Matt. 25:31-46

by GetOverIt 5 Replies latest watchtower bible

  • GetOverIt

    I came upon this scripture after writing down a dream I had about separating the sheep from the goats. As I read further into the scripture, Jesus talks about the clothing, feeding, thirsting, sickness, etc. of individuals and those on the right met those needs for him (those in that situation). I was wondering how this applies to JW's, as they don't believe in doing charity work. They seem to thinking that field service is enough. I wonder how they would make application of this scripture.
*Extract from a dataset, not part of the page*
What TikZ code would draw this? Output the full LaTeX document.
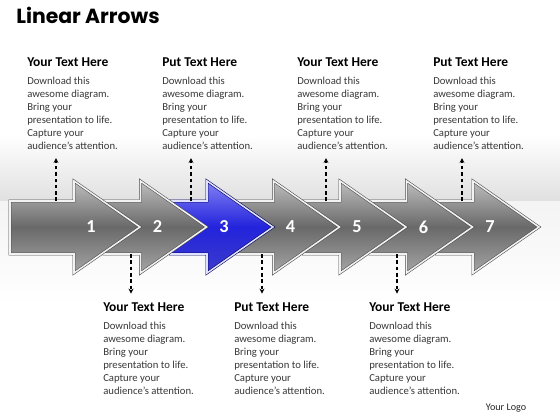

I'd like to ask my mother, but she'd flip her wig, and get mad like she normally does.

  • Alwayshere

    GetOverIt, I know of only one time [could be more] where they applied Matt.25, 31-46. The Book "Pay attention to Daniel's Prophecy" on page 288 it says" would be wise for the "great crowd" to associate with these holy ones....Jesus Christ recommended that sheeplike people do exactly that-associate with his anointed spritual brothers by supporting them in their work." Then it gives the scripture, Matt.25, 31-46. Nothing is said about the preaching work in that scripture. The WTS is guilty of adding to God's word. Deut. 12 verse 32 and Rev.22 verse 19.

  • Gopher


    From what I remember, the WT explanation focuses on verse 40 of that passage:

    And in reply the king will say to them, ‘Truly I say to YOU , To the extent that YOU did it to one of the least of these my brothers, YOU did it to me.’And in reply the king will say to them, ‘Truly I say to YOU , To the extent that YOU did it to one of the least of these my brothers, YOU did it to me.’

    So they concentrate on support of "my brothers", which they interpret as being the anointed ones among JW's. They don't extend that verse to cover needy ones among humanity, because that wouldn't fit their group-cult dogma. "The organization" is the central teaching of JW's, and the Governing Body wants your attention and adoration.

    The JW's teach that the most important thing you can do for an outsider is give them hope. And the Watchtower has a lot of false hope to sell. It's easier to print up a lot of magazines with false hope than it is to actually get out there and tackle social needs.

  • JosephMalik


    The verses really apply to the world of mankind since the world began and who will be resurrected into the Kingdom for the reasons given. And the sheep are, decent human beings who will be classified as sheep and enter through the promised resurrection of mankind. The Goats for the reasons given will not enter and perish when our Lord returns. Christians will be judged by another set of rules and those that are not Faithful and chosen as a disciple will be thrown out with the drunkards to take their chances with the rest of the world. And as you said many are so self centered that they are not really decent human beings. This will prove to be a disaster for them as shown. Doctrine is not the issue when this selection process takes place. Kindness, basic humanity, that is what our Lord will be looking for at when he returns to save the human race.


  • Narkissos

    As Gopher pointed out, the main interpretive problem of the parable lies in the identification of the "brothers" -- whom does the "Son of Man," or "King," call his "brothers"? One possibility is that every needy person is meant. Another is that the disciples -- those who have left everything to follow Jesus, i.e. the "apostles" and wandering missionaries or prophets (cf. 19:27ff) -- are meant.

    The WT is not necessarily wrong in choosing the second option (cf. 12:46ff and 28:10 for instance), although the first one cannot be ruled out (perhaps it would suit Luke better than Matthew). The idea that there is a reward for receiving or offering a glass of water to a disciple (specifically) is expressed in 10:42ff, along with the notion that what is done to the person sent is done to the sender -- two features which play an important role in 25:31ff.

    What is much more questionable is (1) the identification of such "brothers" to a collective body of "anointed" who, in turn, are practically equated to an organisation which is neither "hungry," nor "thirsty," nor "stranger," nor "ill," nor "imprisoned" and (2) the subsequent transformation of practical help or support to doing the work of the disciples, i.e., becoming disciples (preachers, missionaries, etc.). With those two developments the WT clearly misses the point of the parable, even if the narrower interpretation of "brothers" is correct.

  • GetOverIt

    Thanks for all your responses. I've been gone about 4 years and I can't really remember how it has been made application. This is a great board. I appreciate the timely responses. And on a national holiday too!